_The problem_
Quote all lines below exactly. Images stay out.

_Source excerpt_

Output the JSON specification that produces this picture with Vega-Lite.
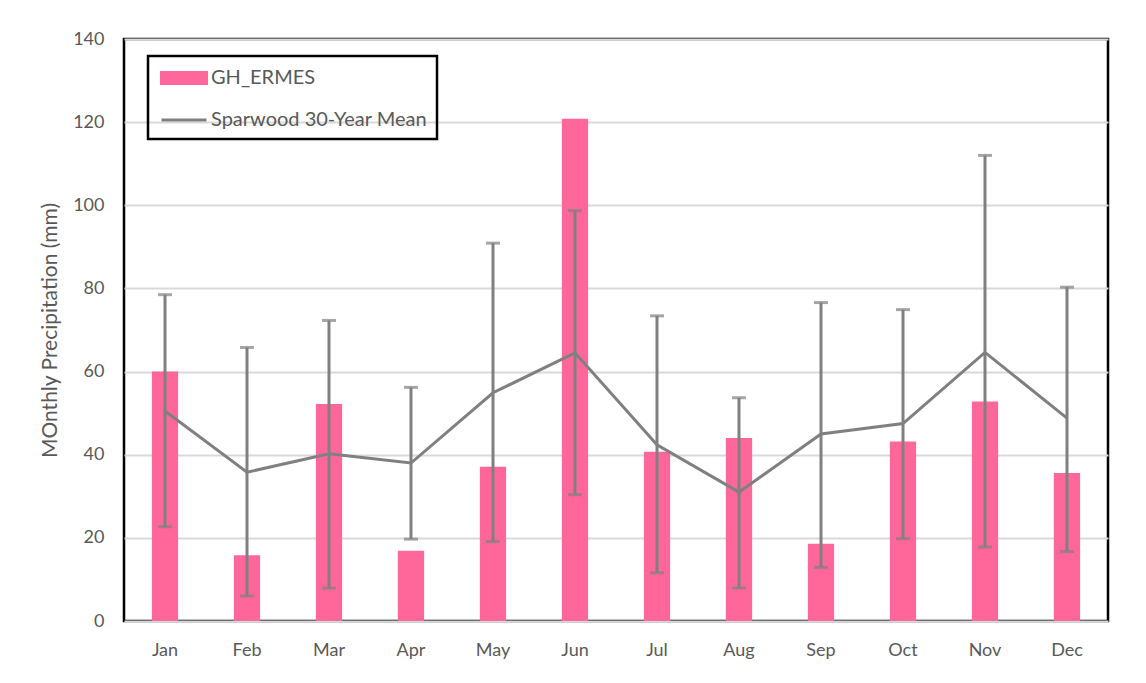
{
  "$schema": "https://vega.github.io/schema/vega-lite/v6.json",
  "autosize": {"type": "none"},
  "width": 984,
  "height": 582,
  "padding": {"left": 124, "top": 39, "right": 38, "bottom": 62},
  "background": "white",
  "config": {
    "font": "Lato",
    "view": {"stroke": "black", "strokeWidth": 2.5},
    "axis": {"labelFont": "Lato", "titleFont": "Lato", "labelColor": "#595959", "titleColor": "#595959"}
  },
  "data": {
    "values": [
      {"month": "Jan", "gh": 60, "mean": 50.5, "lo": 22.7, "hi": 78.5},
      {"month": "Feb", "gh": 15.8, "mean": 35.8, "lo": 6, "hi": 65.8},
      {"month": "Mar", "gh": 52.2, "mean": 40.2, "lo": 7.9, "hi": 72.3},
      {"month": "Apr", "gh": 16.9, "mean": 38, "lo": 19.7, "hi": 56.2},
      {"month": "May", "gh": 37.1, "mean": 54.9, "lo": 19.1, "hi": 90.9},
      {"month": "Jun", "gh": 120.8, "mean": 64.5, "lo": 30.4, "hi": 98.7},
      {"month": "Jul", "gh": 40.7, "mean": 42.4, "lo": 11.6, "hi": 73.4},
      {"month": "Aug", "gh": 44, "mean": 31, "lo": 7.9, "hi": 53.7},
      {"month": "Sep", "gh": 18.6, "mean": 45, "lo": 12.9, "hi": 76.6},
      {"month": "Oct", "gh": 43.2, "mean": 47.5, "lo": 19.8, "hi": 74.9},
      {"month": "Nov", "gh": 52.8, "mean": 64.6, "lo": 17.8, "hi": 112},
      {"month": "Dec", "gh": 35.6, "mean": 48.8, "lo": 16.7, "hi": 80.3}
    ]
  },
  "encoding": {
    "x": {
      "field": "month", "type": "nominal", "sort": null,
      "scale": {"paddingInner": 0, "paddingOuter": 0},
      "axis": {"title": null, "labelAngle": 0, "labelFontSize": 18, "labelPadding": 20, "ticks": false, "domain": false, "grid": false}
    }
  },
  "layer": [
    {
      "mark": {"type": "bar", "width": {"band": 0.32}},
      "encoding": {
        "y": {
          "field": "gh", "type": "quantitative",
          "scale": {"domain": [0, 140], "nice": false},
          "axis": {
            "title": "MOnthly Precipitation (mm)", "titleFontSize": 21, "titleFontWeight": "normal",
            "titleX": -74, "titleY": 291, "titleAngle": -90, "titleBaseline": "middle", "titleAlign": "center",
            "values": [0, 20, 40, 60, 80, 100, 120, 140],
            "labelFontSize": 18, "labelPadding": 20, "ticks": false, "domain": false,
            "grid": true, "gridColor": "#d9d9d9", "gridWidth": 2
          }
        },
        "color": {
          "datum": "GH_ERMES",
          "scale": {"domain": ["GH_ERMES", "Sparwood 30-Year Mean"], "range": ["#ff6699", "#808080"]},
          "legend": {
            "title": null, "orient": "none", "legendX": 24, "legendY": 17,
            "strokeColor": "black", "padding": 9,
            "labelFontSize": 20, "labelColor": "#595959", "labelFont": "Lato", "labelLimit": 0,
            "symbolSize": 506, "rowPadding": 17, "labelOffset": 14, "symbolOffset": 14,
            "encode": {
              "legend": {"update": {"strokeWidth": {"value": 2.5}}},
              "symbols": {
                "update": {
                  "shape": {"signal": "datum.value === 'GH_ERMES' ? 'M-2,-0.5H2V0.5H-2Z' : 'M-2,0H2'"},
                  "fill": {"signal": "datum.value === 'GH_ERMES' ? '#ff6699' : 'transparent'"},
                  "stroke": {"signal": "datum.value === 'GH_ERMES' ? 'transparent' : '#808080'"},
                  "strokeWidth": {"value": 3},
                  "opacity": {"value": 1}
                }
              }
            }
          }
        }
      }
    },
    {
      "mark": {"type": "line", "strokeWidth": 3},
      "encoding": {
        "y": {"field": "mean", "type": "quantitative"},
        "color": {"datum": "Sparwood 30-Year Mean"}
      }
    },
    {
      "mark": {"type": "rule", "strokeWidth": 3, "color": "#808080"},
      "encoding": {
        "y": {"field": "lo", "type": "quantitative"},
        "y2": {"field": "hi"}
      }
    },
    {
      "mark": {"type": "tick", "color": "#808080", "size": 14, "thickness": 3, "orient": "horizontal"},
      "encoding": {"y": {"field": "lo", "type": "quantitative"}}
    },
    {
      "mark": {"type": "tick", "color": "#808080", "size": 14, "thickness": 3, "orient": "horizontal"},
      "encoding": {"y": {"field": "hi", "type": "quantitative"}}
    }
  ]
}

_Answer to this task_
Output the JSON specification that produces this picture with Vega-Lite.
{
  "$schema": "https://vega.github.io/schema/vega-lite/v6.json",
  "autosize": {"type": "none"},
  "width": 984,
  "height": 582,
  "padding": {"left": 124, "top": 39, "right": 38, "bottom": 62},
  "background": "white",
  "config": {
    "font": "Lato",
    "view": {"stroke": "black", "strokeWidth": 2.5},
    "axis": {"labelFont": "Lato", "titleFont": "Lato", "labelColor": "#595959", "titleColor": "#595959"}
  },
  "data": {
    "values": [
      {"month": "Jan", "gh": 60, "mean": 50.5, "lo": 22.7, "hi": 78.5},
      {"month": "Feb", "gh": 15.8, "mean": 35.8, "lo": 6, "hi": 65.8},
      {"month": "Mar", "gh": 52.2, "mean": 40.2, "lo": 7.9, "hi": 72.3},
      {"month": "Apr", "gh": 16.9, "mean": 38, "lo": 19.7, "hi": 56.2},
      {"month": "May", "gh": 37.1, "mean": 54.9, "lo": 19.1, "hi": 90.9},
      {"month": "Jun", "gh": 120.8, "mean": 64.5, "lo": 30.4, "hi": 98.7},
      {"month": "Jul", "gh": 40.7, "mean": 42.4, "lo": 11.6, "hi": 73.4},
      {"month": "Aug", "gh": 44, "mean": 31, "lo": 7.9, "hi": 53.7},
      {"month": "Sep", "gh": 18.6, "mean": 45, "lo": 12.9, "hi": 76.6},
      {"month": "Oct", "gh": 43.2, "mean": 47.5, "lo": 19.8, "hi": 74.9},
      {"month": "Nov", "gh": 52.8, "mean": 64.6, "lo": 17.8, "hi": 112},
      {"month": "Dec", "gh": 35.6, "mean": 48.8, "lo": 16.7, "hi": 80.3}
    ]
  },
  "encoding": {
    "x": {
      "field": "month", "type": "nominal", "sort": null,
      "scale": {"paddingInner": 0, "paddingOuter": 0},
      "axis": {"title": null, "labelAngle": 0, "labelFontSize": 18, "labelPadding": 20, "ticks": false, "domain": false, "grid": false}
    }
  },
  "layer": [
    {
      "mark": {"type": "bar", "width": {"band": 0.32}},
      "encoding": {
        "y": {
          "field": "gh", "type": "quantitative",
          "scale": {"domain": [0, 140], "nice": false},
          "axis": {
            "title": "MOnthly Precipitation (mm)", "titleFontSize": 21, "titleFontWeight": "normal",
            "titleX": -74, "titleY": 291, "titleAngle": -90, "titleBaseline": "middle", "titleAlign": "center",
            "values": [0, 20, 40, 60, 80, 100, 120, 140],
            "labelFontSize": 18, "labelPadding": 20, "ticks": false, "domain": false,
            "grid": true, "gridColor": "#d9d9d9", "gridWidth": 2
          }
        },
        "color": {
          "datum": "GH_ERMES",
          "scale": {"domain": ["GH_ERMES", "Sparwood 30-Year Mean"], "range": ["#ff6699", "#808080"]},
          "legend": {
            "title": null, "orient": "none", "legendX": 24, "legendY": 17,
            "strokeColor": "black", "padding": 9,
            "labelFontSize": 20, "labelColor": "#595959", "labelFont": "Lato", "labelLimit": 0,
            "symbolSize": 506, "rowPadding": 17, "labelOffset": 14, "symbolOffset": 14,
            "encode": {
              "legend": {"update": {"strokeWidth": {"value": 2.5}}},
              "symbols": {
                "update": {
                  "shape": {"signal": "datum.value === 'GH_ERMES' ? 'M-2,-0.5H2V0.5H-2Z' : 'M-2,0H2'"},
                  "fill": {"signal": "datum.value === 'GH_ERMES' ? '#ff6699' : 'transparent'"},
                  "stroke": {"signal": "datum.value === 'GH_ERMES' ? 'transparent' : '#808080'"},
                  "strokeWidth": {"value": 3},
                  "opacity": {"value": 1}
                }
              }
            }
          }
        }
      }
    },
    {
      "mark": {"type": "line", "strokeWidth": 3},
      "encoding": {
        "y": {"field": "mean", "type": "quantitative"},
        "color": {"datum": "Sparwood 30-Year Mean"}
      }
    },
    {
      "mark": {"type": "rule", "strokeWidth": 3, "color": "#808080"},
      "encoding": {
        "y": {"field": "lo", "type": "quantitative"},
        "y2": {"field": "hi"}
      }
    },
    {
      "mark": {"type": "tick", "color": "#808080", "size": 14, "thickness": 3, "orient": "horizontal"},
      "encoding": {"y": {"field": "lo", "type": "quantitative"}}
    },
    {
      "mark": {"type": "tick", "color": "#808080", "size": 14, "thickness": 3, "orient": "horizontal"},
      "encoding": {"y": {"field": "hi", "type": "quantitative"}}
    }
  ]
}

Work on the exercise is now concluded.